Wounds. Whether it’s the big ruptures, abuse, neglect, major harm or the slow drip of subtle betrayals that alter the shape of a child’s sense of self, the wounds remain. And if they aren’t brought to the surface for healing, they calcify. The wounds we still carry from past lives come with us into our present life. This is what karma really is, the soul’s unfinished healing, waiting for us in this life.

And even deeper than the personal shadow is the ancestral shadow. This is the ocean floor of the psyche.

This level of the shadow doesn’t just belong to you but to everyone who came before you in the bloodline. The alcoholism, the rage, the abandonment, the silence. The unspoken rules. The buried grief. The patterns that repeat themselves across generations until someone, maybe you, stops and says: no more.

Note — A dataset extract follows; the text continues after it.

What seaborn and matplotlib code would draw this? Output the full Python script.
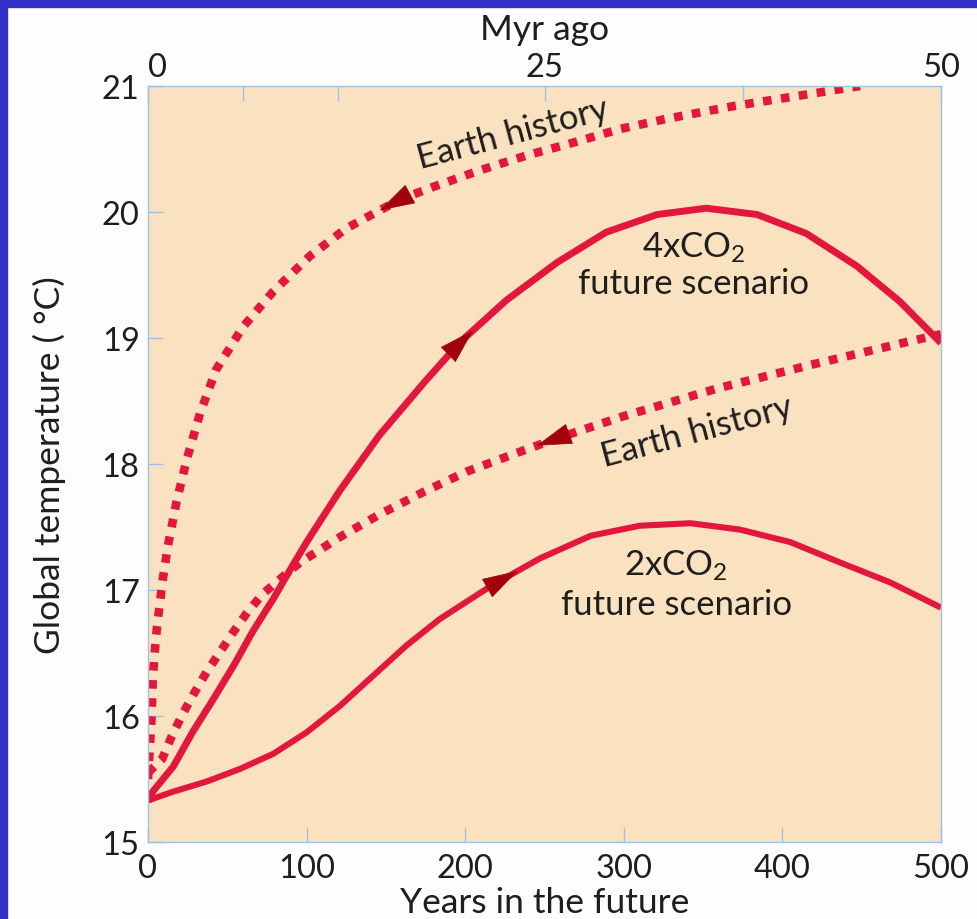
import numpy as np
import pandas as pd
import matplotlib
matplotlib.use("Agg")
import matplotlib.pyplot as plt
from matplotlib.patches import Rectangle
import seaborn as sns

# ---------------- data ----------------
years_4x = [0, 3, 16, 28, 41, 54, 66, 79, 91, 100, 121, 146, 175, 197, 226, 258, 289, 321, 352, 384, 415, 447, 474, 500]
temp_4x = [15.32, 15.4, 15.6, 15.87, 16.13, 16.4, 16.67, 16.93, 17.19, 17.38, 17.79, 18.23, 18.66, 18.97,
           19.3, 19.6, 19.84, 19.98, 20.03, 19.98, 19.83, 19.57, 19.29, 18.96]

years_2x = [0, 16, 37, 58, 79, 100, 121, 142, 163, 184, 216, 247, 279, 310, 342, 373, 405, 436, 468, 500]
temp_2x = [15.33, 15.4, 15.48, 15.58, 15.7, 15.87, 16.08, 16.32, 16.56, 16.77, 17.03, 17.25, 17.43,
           17.51, 17.53, 17.48, 17.38, 17.22, 17.06, 16.86]

years_hist_hi = [0, 1.3, 2.3, 3, 4.4, 5.7, 7.6, 9.5, 12.7, 18, 24.5, 33, 43, 60, 79, 102, 125, 159, 180,
                 209, 239, 268, 298, 327, 369, 449]
temp_hist_hi = [15.5, 15.78, 16.0, 16.3, 16.53, 16.71, 16.91, 17.1, 17.36, 17.7, 18.04, 18.41, 18.75, 19.09,
                19.37, 19.65, 19.87, 20.1, 20.2, 20.33, 20.45, 20.55, 20.66, 20.74, 20.84, 21.0]

years_hist_lo = [0, 9, 15, 21.6, 28.6, 37, 45, 54, 63, 72.5, 84.5, 96, 121, 146, 174, 201, 233, 257, 300,
                 359, 419, 479, 500]
temp_hist_lo = [15.55, 15.66, 15.84, 16.01, 16.17, 16.35, 16.5, 16.67, 16.83, 16.97, 17.1, 17.22, 17.42,
                17.6, 17.78, 17.94, 18.09, 18.2, 18.38, 18.6, 18.79, 18.97, 19.03]

# arrow positions (years) along each curve and their direction (+1 forward, -1 backward)
arrow_x = {"4x": 199, "2x": 227, "hist_hi": 152, "hist_lo": 251}
arrow_dir = {"4x": 1, "2x": 1, "hist_hi": -1, "hist_lo": -1}

x_ticks = [0, 100, 200, 300, 400, 500]
y_ticks = [15, 16, 17, 18, 19, 20, 21]
top_ticks = [0, 25, 50]
top_minor = [6, 12, 37.5]

# ---------------- style ----------------
sns.set_theme(style="white")
plt.rcParams["font.family"] = ["Lato", "DejaVu Sans"]
plt.rcParams["mathtext.fontset"] = "custom"
plt.rcParams["mathtext.rm"] = "Lato"
plt.rcParams["mathtext.it"] = "Lato:italic"

LINE = "#E3173E"
ARROW = "#A3000E"
TXT = "#1E1E1E"
TICKC = "#9FC2E4"
BLUE = "#3530C8"

fig = plt.figure(figsize=(9.78, 9.2), dpi=100, facecolor="#FDFDFD")
ax = fig.add_axes([148 / 978, 1 - 843 / 920, (941 - 148) / 978, (843 - 87) / 920])
ax.set_facecolor("#FAE2C0")

fig.patches.append(Rectangle((0, 0), 7 / 978, 1, transform=fig.transFigure, color=BLUE, zorder=10))
fig.patches.append(Rectangle((0, 1 - 8 / 920), 1, 8 / 920, transform=fig.transFigure, color=BLUE, zorder=10))

series = {
    "4x": (years_4x, temp_4x),
    "2x": (years_2x, temp_2x),
    "hist_hi": (years_hist_hi, temp_hist_hi),
    "hist_lo": (years_hist_lo, temp_hist_lo),
}

dot_style = dict(linestyle=(0, (1.0, 1.1)), dash_capstyle="butt")
sns.lineplot(x=years_hist_hi, y=temp_hist_hi, ax=ax, color=LINE, lw=6.2, sort=False, **dot_style)
sns.lineplot(x=years_hist_lo, y=temp_hist_lo, ax=ax, color=LINE, lw=6.2, sort=False, **dot_style)
sns.lineplot(x=years_4x, y=temp_4x, ax=ax, color=LINE, lw=5.0, sort=False, solid_capstyle="butt")
sns.lineplot(x=years_2x, y=temp_2x, ax=ax, color=LINE, lw=4.4, sort=False, solid_capstyle="butt")

# arrow heads on the curves
for key, (xs, ys) in series.items():
    x0 = arrow_x[key]
    d = arrow_dir[key]
    xa, xb = x0 - d * 6, x0 + d * 6
    ya, yb = np.interp(xa, xs, ys), np.interp(xb, xs, ys)
    ax.annotate("", xy=(xb, yb), xytext=(xa, ya),
                arrowprops=dict(arrowstyle="-|>,head_length=1.2,head_width=0.36",
                                color=ARROW, lw=0.5, mutation_scale=20,
                                shrinkA=0, shrinkB=0), zorder=5)

# annotations
fs_ann = 25
ax.text(230, 20.63, "Earth history", rotation=15, ha="center", va="center", fontsize=fs_ann, color=TXT)
ax.text(346, 18.26, "Earth history", rotation=15, ha="center", va="center", fontsize=fs_ann, color=TXT)
ax.text(344, 19.72, "4xCO$_\\mathregular{2}$", ha="center", va="center", fontsize=fs_ann, color=TXT)
ax.text(344, 19.44, "future scenario", ha="center", va="center", fontsize=fs_ann, color=TXT)
ax.text(333, 17.2, "2xCO$_\\mathregular{2}$", ha="center", va="center", fontsize=fs_ann, color=TXT)
ax.text(333, 16.89, "future scenario", ha="center", va="center", fontsize=fs_ann, color=TXT)

# axes
ax.set_xlim(0, 500)
ax.set_ylim(15, 21)
ax.set_xticks(x_ticks)
ax.set_yticks(y_ticks)
ax.tick_params(axis="both", direction="in", length=11, width=1, color=TICKC,
               labelsize=23.5, labelcolor=TXT)
ax.tick_params(axis="x", pad=8, bottom=True)
ax.tick_params(axis="y", pad=6, left=True)
ax.set_xlabel("Years in the future", fontsize=25.5, color=TXT)
ax.xaxis.set_label_coords(0.5, -0.058)
ax.set_ylabel("Global temperature ( °C)", fontsize=25.5, color=TXT)
ax.yaxis.set_label_coords(-0.104, 0.5)
for s in ax.spines.values():
    s.set_visible(True)
    s.set_color(TICKC)
    s.set_linewidth(1.0)
    s.set_linestyle((0, (3, 1)))

sec = ax.secondary_xaxis("top", functions=(lambda x: x / 10, lambda x: x * 10))
sec.set_xticks(top_ticks)
sec.set_xticks(top_minor, minor=True)
sec.tick_params(axis="x", which="both", direction="in", length=11, width=1, color=TICKC,
                labelsize=23.5, labelcolor=TXT, pad=3)
sec.spines["top"].set_visible(False)
sec.set_xlabel("Myr ago", fontsize=25.5, color=TXT, labelpad=9)
for lbl in sec.get_xticklabels():
    if lbl.get_text() == "0":
        lbl.set_horizontalalignment("left")

fig.savefig("out.png", dpi=100, facecolor=fig.get_facecolor())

You are not responsible to heal the bloodline but you can offer back to the ancestors what you no longer wish to hold. Whatever healing you do on yourself heals seven generations forward and seven generations back. 

You don’t have to excavate the entire shadow. It’s not about perfection. You can become more aware. And in that awareness, there’s power. You can become more attuned and healing is the result of attunement.

Shadow work isn’t always dramatic. Sometimes it’s quiet, a daily act of turning toward what was once turned away from, with compassion instead of fear. This is how you reclaim yourself, not by fixing what’s broken, but by seeing what was exiled and saying, you belong.